Sollte auf meine alten Tage mein mühsam angeeigneter Zynismus in Frage gestellt werden? Suchen Anfälle von wirtschaftspolitischer Planung die Bundesregierung heim? Vernunft gar dort, wo man sie zuletzt vermutet, im Wirtschaftsministerium? Diese Fragen und Zweifel kamen mir, als ich am Samstag auf „Spiegel-Online“ eine Nachricht las, deren Überschrift lautete: „Glos zimmert Notprogramm gegen Konjunkturkrise“.
Der Text der Meldung war kurz. Er handelte davon, dass die Konjunkturprognose des Wirtschaftsministeriums für das laufende Jahr ein weiteres Stück reduziert wird, auf 1,8 Prozent. Das ist eindeutig kein Aufschwung mehr, besonders wenn man einkalkuliert, wie Dieter Wermuth mir und den anderen Herdentrieb-Lesern vor kurzem erklärt hat, dass das vermutlich noch starke Wachstum Ende 2007 einen Wachstumsüberhang 2008 hervorruft, der sich wahrscheinlich auf fast 1 Prozent beläuft. Solche statistischen Zahlenspielchen haben Sachverständigenrat und Konjunkturabteilung im Wirtschaftsministerium auch drauf. Das heißt im Klartext: Glos‘ Leute rechnen mit nur knapp 1 Prozent Wachstum in diesem Jahr.

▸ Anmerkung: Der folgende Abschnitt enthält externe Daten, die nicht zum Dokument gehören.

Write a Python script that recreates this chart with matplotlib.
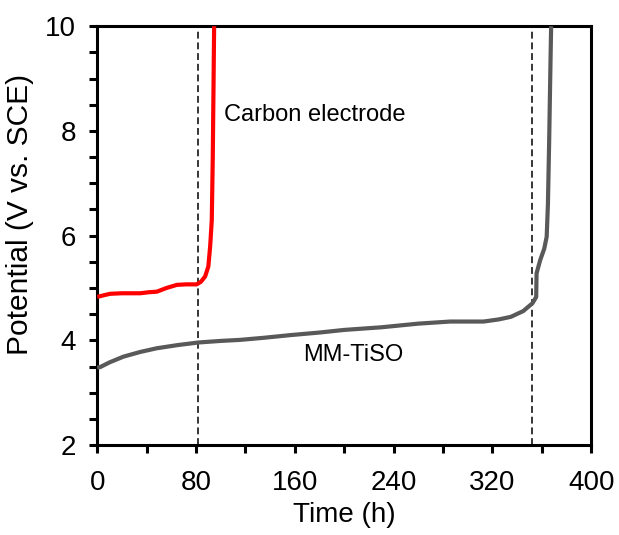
import matplotlib
matplotlib.use("Agg")
import matplotlib.pyplot as plt
from matplotlib.ticker import MultipleLocator

plt.rcParams['font.family'] = ['Liberation Sans', 'DejaVu Sans']

# Carbon electrode (red)
carbon_t = [0, 5, 10.5, 20, 34.8, 42, 48.3, 56, 64.5, 72, 80.6, 84, 87.4, 90, 91.5, 92.8, 93.6, 94.2, 94.7]
carbon_v = [4.83, 4.86, 4.89, 4.90, 4.90, 4.92, 4.93, 5.00, 5.06, 5.07, 5.07, 5.12, 5.22, 5.41, 5.8, 6.3, 7.5, 8.84, 10.0]

# MM-TiSO (gray)
tiso_t = [0, 2.4, 10, 21.3, 35, 48.3, 65, 82, 100, 115.8, 135, 156, 180, 200, 230, 260, 285.9, 312.9, 325, 335, 345, 352.5, 355.5, 355.8, 358.7, 362, 364, 365, 366, 367, 367.6]
tiso_v = [3.48, 3.49, 3.58, 3.69, 3.78, 3.85, 3.91, 3.96, 3.99, 4.01, 4.05, 4.10, 4.15, 4.20, 4.25, 4.32, 4.36, 4.36, 4.40, 4.45, 4.56, 4.71, 4.83, 5.28, 5.53, 5.75, 5.98, 6.6, 7.8, 9.2, 10.0]

# Reference dashed lines
vlines_t = [82, 352.5]

fig = plt.figure(figsize=(6.19, 5.35), dpi=100)
ax = fig.add_axes([0.157, 0.168, 0.798, 0.783])

ax.plot(carbon_t, carbon_v, color='#ff0000', lw=3.0, solid_capstyle='butt', zorder=3)
ax.plot(tiso_t, tiso_v, color='#595959', lw=3.0, solid_capstyle='butt', zorder=3)
for t in vlines_t:
    ax.axvline(t, color='black', lw=1.1, ls=(0, (4.5, 2.5)), zorder=2)

ax.set_xlim(0, 400)
ax.set_ylim(2, 10)
ax.xaxis.set_major_locator(MultipleLocator(80))
ax.xaxis.set_minor_locator(MultipleLocator(40))
ax.yaxis.set_major_locator(MultipleLocator(2))
ax.yaxis.set_minor_locator(MultipleLocator(0.5))

for s in ax.spines.values():
    s.set_linewidth(2.2)
ax.tick_params(which='both', direction='out', width=2.2, length=6, labelsize=20, pad=9)
ax.tick_params(axis='x', which='both', pad=12)

ax.set_xlabel('Time (h)', fontsize=20, labelpad=4)
ax.set_ylabel('Potential (V vs. SCE)', fontsize=21.5)
ax.yaxis.set_label_coords(-0.128, 0.55)

ax.text(103, 8.3, 'Carbon electrode', fontsize=17, ha='left', va='center')
ax.text(207, 3.72, 'MM-TiSO', fontsize=17, ha='center', va='center')

fig.savefig('out.png', dpi=100)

Das ist die schlechte Nachricht, die noch schlechter wird, wenn man bedenkt, dass die Herde der Konjunkturforscher erst vor vier Monaten angefangen hat, die Prognosen zurückzunehmen. Solche Trends halten gemeinhin an. Ich wette (nur weil beim Herdentrieb gern gewettet wird), ich vermute also, dass die Wachstumsprognosen für Deutschland in weiteren vier Monaten auf 1 ¼ Prozent in der Überschrift und mit Überhangsrechnung auf unter einem halben Prozent lauten. Die gute Nachricht in der schlechten ist der kühle Realismus in den Reihen der Bundesregierung, die schneller als die meisten Bankenvolkswirte oder gar die privaten Wirtschaftsforschungsinstitute erkennen, dass die Konjunktur gekippt ist.
Wenn dann noch stimmt, was der Spiegel schreibt, dass Minister Michael Glos genau für den Fall, dass meine Vermutung eintrifft, ein „Hilfspaket für die Konjunktur entwerfen“ lässt. Dann wäre mein Glück im konjunkturellen Unglück fast vollkommen. Das in Deutschland von allen Bundesregierungen seit 1982 vertretene ultraorthodoxe unglaublich dumme Verbot, Konjunkturpolitik zu betreiben, wäre endlich gebrochen. Vielleicht ist Michael Glos der richtige Mann, um dieses Tabu zu brechen. Er erzählt vor laufender Kamera gern neoliberale Glaubenssätze, als wären es Volksweisheiten. Vielleicht fällt es den ordnungspolitischen Sittenwächtern gar nicht auf, wenn der Wirtschaftsminister plötzlich Wirtschaftspolitik betreibt.
Und ob es auffällt! Ich hatte diese Sätze gestern, am 15. Januar als hoffnungsfrohes Entrée für den Herdentrieb kaum formuliert, da hatte Frau Merkel den guten Glos schon zurückgepfiffen. Auch ihm wird kein Abweichen von der Orthodoxie gestattet. Der ausgeglichene Staatshaushalt hat Priorität. Es wird in diesem Land Wirtschaftspolitik nicht geben, und ich wäre besser Zyniker geblieben.